In a long, flowy dress, barefoot in the sand and beach fire-pit flames reflecting off her blonde hair, Ana Gloria Benziger Davis tells her version of the history of the almejas tatemadas, or charred chocolate clams, cooking beneath the fire.
The dish, a specialty of her Baja California town, Loreto, and particularly her hotel, the Oasis, involves burying the specific, large local clams in sand. Smoky and spicy, with the hint of seawater sweetness, the prepared clams taste not unlike a taking a deep breath of saltwater air on the beach near the bonfire that cooked the clams. And it’s a flavor locals have likely been enjoying for thousands of years.
“Who knows?” says the third-generation proprietor of Loreto’s Hotel Oasis, of whether the local Pericú tribe’s middens (shell stacks) really show that they cooked the clams the same way she does now.
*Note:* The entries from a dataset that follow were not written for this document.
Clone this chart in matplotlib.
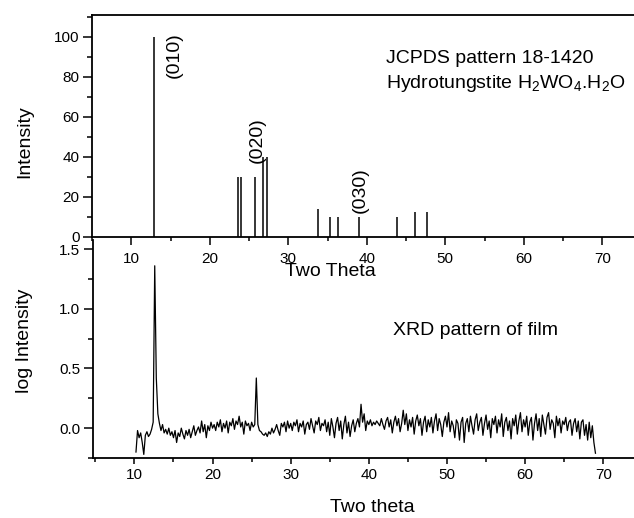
import numpy as np
import matplotlib
matplotlib.use("Agg")
import matplotlib.pyplot as plt
import matplotlib.ticker as mticker

plt.rcParams["font.family"] = ["Liberation Sans", "DejaVu Sans"]
plt.rcParams["mathtext.fontset"] = "custom"
plt.rcParams["mathtext.rm"] = "Liberation Sans"

W, H, DPI = 634, 518, 100

# JCPDS 18-1420 stick pattern
jcpds_theta = [12.9, 23.6, 24.0, 25.7, 26.8, 27.3, 33.8, 35.3, 36.3, 39.0, 43.8, 46.1, 47.7]
jcpds_int = [100, 30, 30, 30, 40, 40, 14, 10, 10, 10, 10, 12.5, 12.5]

hkl_labels = ["(010)", "(020)", "(030)"]
hkl_x = [15.5, 26.0, 39.2]
hkl_y = [91, 48.5, 23.5]

# measured film pattern, 0.2 deg steps from 10.2 to 69.0
film_log = [
    -0.20, -0.02, -0.08, -0.04, -0.12, -0.22, -0.06, -0.03, -0.07, -0.05,
    -0.01, 0.05, 1.36, 0.42, 0.12, 0.04, -0.02, 0.03, -0.04, -0.01,
    -0.05, 0.00, -0.06, -0.03, -0.08, -0.02, -0.12, -0.04, -0.07, 0.00,
    -0.05, -0.09, -0.02, -0.06, -0.01, -0.08, -0.03, 0.02, -0.06, -0.02,
    0.01, -0.04, 0.06, -0.03, 0.03, -0.08, 0.02, -0.02, 0.05, 0.00,
    0.03, -0.02, 0.05, 0.01, 0.07, -0.03, 0.04, 0.00, 0.06, -0.04,
    0.05, 0.02, 0.08, -0.01, 0.06, 0.03, 0.10, 0.01, 0.05, -0.05,
    0.06, 0.02, 0.04, -0.02, 0.05, 0.01, 0.03, 0.42, 0.03, -0.02,
    -0.03, -0.05, -0.06, -0.04, -0.07, -0.03, -0.05, 0.00, -0.04, -0.01,
    0.03, -0.02, -0.06, 0.04, 0.01, 0.05, -0.03, 0.06, 0.00, 0.04,
    -0.02, 0.05, 0.02, 0.07, -0.03, 0.04, 0.01, 0.06, -0.05, 0.03,
    0.05, -0.01, 0.08, 0.02, -0.04, 0.06, 0.03, 0.09, -0.02, 0.04,
    0.02, 0.07, -0.03, 0.05, -0.06, 0.08, 0.01, -0.08, 0.04, 0.09,
    -0.02, 0.06, -0.09, 0.03, 0.10, -0.04, 0.05, -0.07, 0.02, 0.07,
    -0.03, 0.04, 0.08, 0.01, 0.20, 0.05, 0.12, -0.02, 0.06, 0.03,
    0.07, 0.02, 0.05, 0.03, 0.06, 0.04, 0.02, 0.08, 0.03, -0.01,
    0.06, 0.09, 0.01, 0.07, -0.04, 0.05, 0.10, 0.02, 0.08, -0.03,
    0.04, 0.15, 0.03, 0.12, -0.02, 0.07, 0.01, 0.09, -0.05, 0.06,
    0.11, 0.02, 0.08, -0.06, 0.05, 0.10, -0.03, 0.07, 0.01, 0.09,
    -0.04, 0.06, 0.12, -0.02, 0.08, 0.03, -0.07, 0.05, 0.10, 0.01,
    0.13, -0.03, 0.06, 0.02, -0.08, 0.07, 0.04, -0.10, 0.05, 0.09,
    -0.12, 0.04, 0.08, -0.03, 0.10, 0.02, -0.05, 0.07, 0.12, -0.02,
    0.05, 0.09, -0.06, 0.04, 0.11, -0.01, 0.06, -0.08, 0.08, 0.03,
    0.10, -0.04, 0.07, 0.01, 0.12, -0.07, 0.05, 0.09, -0.02, 0.06,
    -0.09, 0.08, 0.02, 0.11, -0.05, 0.06, 0.13, -0.03, 0.07, 0.01,
    0.10, -0.06, 0.05, 0.09, -0.10, 0.04, 0.12, -0.02, 0.08, -0.07,
    0.11, 0.03, -0.05, 0.09, 0.13, -0.01, 0.07, 0.04, -0.08, 0.10,
    0.02, 0.08, -0.04, 0.06, 0.03, 0.09, -0.02, 0.05, 0.07, -0.06,
    0.04, 0.08, -0.03, 0.06, -0.09, 0.05, 0.07, -0.06, 0.03, -0.10,
    0.05, -0.08, 0.02, -0.12, -0.21,
]
film_theta = np.linspace(10.2, 69.0, len(film_log))


def px_axes(fig, left, top, right, bottom):
    return fig.add_axes([left / W, 1 - bottom / H, (right - left) / W, (bottom - top) / H])


def style_ticks(ax, xlen, xpad):
    for s in ax.spines.values():
        s.set_linewidth(1.3)
    ax.spines["right"].set_visible(False)
    ax.tick_params(axis="both", which="both", direction="out", width=1.1,
                   labelsize=11, top=False, right=False)
    ax.tick_params(axis="y", which="major", length=6.5, pad=2.5)
    ax.tick_params(axis="y", which="minor", length=3.5)
    ax.tick_params(axis="x", which="major", length=xlen, pad=xpad)
    ax.tick_params(axis="x", which="minor", length=3)
    ax.xaxis.set_major_locator(mticker.MultipleLocator(10))
    ax.xaxis.set_minor_locator(mticker.MultipleLocator(5))


fig = plt.figure(figsize=(W / DPI, H / DPI), dpi=DPI)

# bottom: film pattern (added first so the top panel's labels sit above it)
ax2 = px_axes(fig, 93, 240, 640, 458)
ax2.patch.set_visible(False)
ax2.plot(film_theta, film_log, color="black", linewidth=0.9)
ax2.set_xlim(4.7, 74.7)
ax2.set_ylim(-0.25, 1.576)
style_ticks(ax2, 4.5, 2.5)
ax2.spines["top"].set_visible(False)
ax2.yaxis.set_major_locator(mticker.MultipleLocator(0.5))
ax2.yaxis.set_minor_locator(mticker.MultipleLocator(0.25))
ax2.yaxis.set_major_formatter(mticker.FormatStrFormatter("%.1f"))
ax2.set_ylabel("log Intensity", fontsize=14)
ax2.yaxis.set_label_coords(-0.11, 0.537)
ax2.set_xlabel("Two theta", fontsize=14, va="top")
ax2.xaxis.set_label_coords(0.51, -0.19)
ax2.text(43.05, 0.78, "XRD pattern of film", fontsize=14, va="baseline")

# top: reference pattern
ax1 = px_axes(fig, 92, 15, 640, 237)
ax1.patch.set_visible(False)
ax1.vlines(jcpds_theta, 0, jcpds_int, color="black", linewidth=1.1)
ax1.set_xlim(5, 74.8)
ax1.set_ylim(0, 111)
style_ticks(ax1, 5.5, 5)
ax1.yaxis.set_major_locator(mticker.MultipleLocator(20))
ax1.yaxis.set_minor_locator(mticker.MultipleLocator(10))
ax1.set_ylabel("Intensity", fontsize=14)
ax1.yaxis.set_label_coords(-0.108, 0.43)
ax1.set_xlabel("Two Theta", fontsize=14, va="top")
ax1.xaxis.set_label_coords(0.4354, -0.118)
for lab, x, y in zip(hkl_labels, hkl_x, hkl_y):
    ax1.text(x, y, lab, rotation=90, ha="center", va="center", fontsize=14)
ax1.text(42.4, 87, "JCPDS pattern 18-1420", fontsize=14, va="baseline")
ax1.text(42.4, 74.5, r"Hydrotungstite H$_\mathrm{2}$WO$_\mathrm{4}$.H$_\mathrm{2}$O",
         fontsize=14, va="baseline")

fig.savefig("out.png", dpi=DPI)
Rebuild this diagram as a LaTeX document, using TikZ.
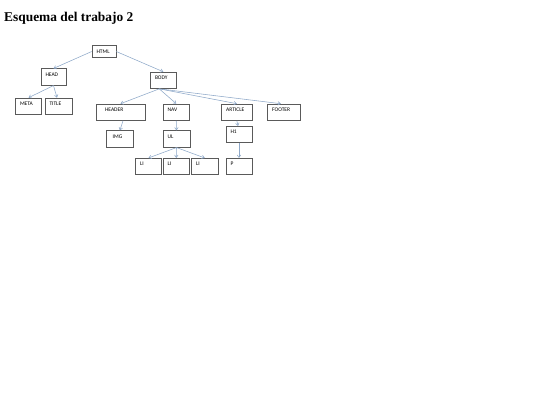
\documentclass[tikz,border=0pt]{standalone}
\usepackage{fontspec}
\setmainfont{Liberation Serif}
\newfontfamily\cajafont{Carlito}
\usetikzlibrary{arrows.meta, calc, shadows}

\definecolor{azul}{HTML}{8EA8C8}
\definecolor{borde}{HTML}{5A5A5A}

\begin{document}
\begin{tikzpicture}[
    x=1pt, y=-1pt,
    % estilo de las cajas de etiquetas
    caja/.style={draw=borde, line width=.6pt, fill=white, font=\cajafont\fontsize{5.5}{6}\selectfont,
        align=left, inner xsep=4.5pt, inner ysep=0pt, text height=7.5pt, text depth=9pt,
        drop shadow={shadow xshift=.5pt, shadow yshift=-.5pt, fill=black!35, opacity=.9}},
    % estilo de las flechas
    flecha/.style={draw=azul, line width=.55pt, -{Straight Barb[length=2.5pt, width=3.5pt]}}
]
    \useasboundingbox (0,0) rectangle (540,405);

    % --- titulo ---
    \node[anchor=base west, inner sep=0pt, font=\bfseries\fontsize{13.4}{16}\selectfont] (titulo) at (4,21.5) {Esquema del trabajo 2};

    % --- nivel 1 ---
    \node[caja, text width=15pt, text depth=4pt] (html) at (104,51.5) {HTML};

    % --- nivel 2 ---
    \node[caja, text width=16pt] (head) at (53.5,77) {HEAD};
    \node[caja, text width=16.5pt] (body) at (163.25,80.3) {BODY};

    % --- nivel 3 ---
    \node[caja, text width=17pt] (meta) at (28.5,106.25) {META};
    \node[caja, text width=18pt] (title) at (58.5,106.25) {TITLE};
    \node[caja, text width=31pt, inner xsep=9pt] (header) at (120.5,112.25) {HEADER};
    \node[caja, text width=17.5pt] (nav) at (176.25,112.25) {NAV};
    \node[caja, text width=21.3pt] (article) at (236.85,112.25) {ARTICLE};
    \node[caja, text width=23.3pt] (footer) at (283.85,112.25) {FOOTER};

    % --- nivel 4 ---
    \node[caja, text width=14.3pt, inner xsep=6pt] (img) at (119.85,139) {IMG};
    \node[caja, text width=18pt] (ul) at (176.5,139) {UL};
    \node[caja, text width=17pt] (h1) at (239,134.5) {H1};

    % --- nivel 5 ---
    \node[caja, text width=17pt] (li1) at (148.5,166.5) {LI};
    \node[caja, text width=17.5pt] (li2) at (176.25,166.5) {LI};
    \node[caja, text width=17.5pt] (li3) at (204.75,166.5) {LI};
    \node[caja, text width=17pt] (p) at (239,166.5) {P};

    % --- flechas ---
    \draw[flecha] (html.west) -- (head.north);
    \draw[flecha] (html.east) -- (body.north);
    \draw[flecha] (head.south) -- (meta.north);
    \draw[flecha] (head.south) -- ([xshift=-1.5pt]title.north);
    \coordinate (body-sal) at ($(body.south)+(-4,0)$);
    \draw[flecha] (body-sal) -- (header.north);
    \draw[flecha] (body-sal) -- (nav.north);
    \draw[flecha] (body-sal) -- (article.north);
    \draw[flecha] (body-sal) -- ([xshift=-3pt]footer.north);
    \draw[flecha] ([xshift=2.5pt]header.south) -- (img.north);
    \draw[flecha] (nav.south) -- (ul.north);
    \draw[flecha] (article.south) -- ([xshift=-1pt]h1.north);
    \draw[flecha] (ul.south) -- (li1.north);
    \draw[flecha] (ul.south) -- (li2.north);
    \draw[flecha] (ul.south) -- (li3.north);
    \draw[flecha] (h1.south) -- (p.north);

\end{tikzpicture}
\end{document}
It’s a dish many visitors to Mexico’s Baja Peninsula seek out, a famous culinary emblem of the region, and she is the guardian of the tradition, the keeper of the flame, so to speak. “Why not be romantic, though?” she asks, justifying her poetic license as she paints a picture of what a local museum director her told her about the possible long ago origins of the dish.
The exact recipe that Benziger is cooking now, though, is one that goes back to at least her great-grandparents, who opened the Hotel Oasis in 1962. Families of Loreto would go to the beach and collect the clams as they played. Then they would bury them in the sand, mouth-side down, very close to each other, and top them with dried romerillo, which they lit on fire. “Any dry bush will cook them,” Benziger adds, but this one, which grows in the river nearby, also imparts flavor.
When the fire dies down, the clams are ready, and the picnicking families could drop the clams on hard rocks, causing them to fall open and letting people retrieve the meat from inside. As they didn’t necessarily have paper plates sitting around, they would eat them off flour tortillas, topped with mustard sauce. “The mustard sauce is what women from Loreto use to catch their husbands,” Benziger explains, particularly proud of her own, comprised of mayonnaise, mustard, jalapeño juice, salt, and pepper.
Tonight, the clams are buried in gravel on a large metal table, covered in romerillo, and set alight. The cooking takes about 40 minutes, so as the flames shoot scarily skyward, she indulges in a few raw clams. Chocolate clams, named for the shade of their shells and not any strange seafood flavors, are big, about the size of a baseball, but opened up and released from the shell, they are just about perfectly bite sized. A squeeze of lime, a little hot sauce, a dash of Maggi sauce, and a splash of beer, and the sweet seafood brininess shines through.
Still, it’s just a preview of the main event.
Almejas tatemadas are special to Loreto, approximately a six-hour drive north from the tourist hotspot of Los Cabos. There was even an attempt to create a designation of protected origin for the clams, similar to what Parmigiano-Reggiano cheese and Champagne enjoy. Benziger tells of how the dish is a special event meal in Loreto, they make them for birthday parties and big events, and that they’ve even cooked them for presidents.
But today, Benziger is on the beach as the clams cook in front of the Solaz Resort in Los Cabos as part of their program bringing in local culinary experts from around the region.
When the flames die down, the clams come off the table, where the chefs throw them down onto the cutting board, just like the families on the beach once did onto rocks. After each of the clams break open, the chef tops them with the creamy mustard sauce and hands them out by the plateful. Slurped from the shell, toes in the sand, under a starlit sky, it’s the kind of quintessential seafood experience that connects the eater straight to the place they’re in.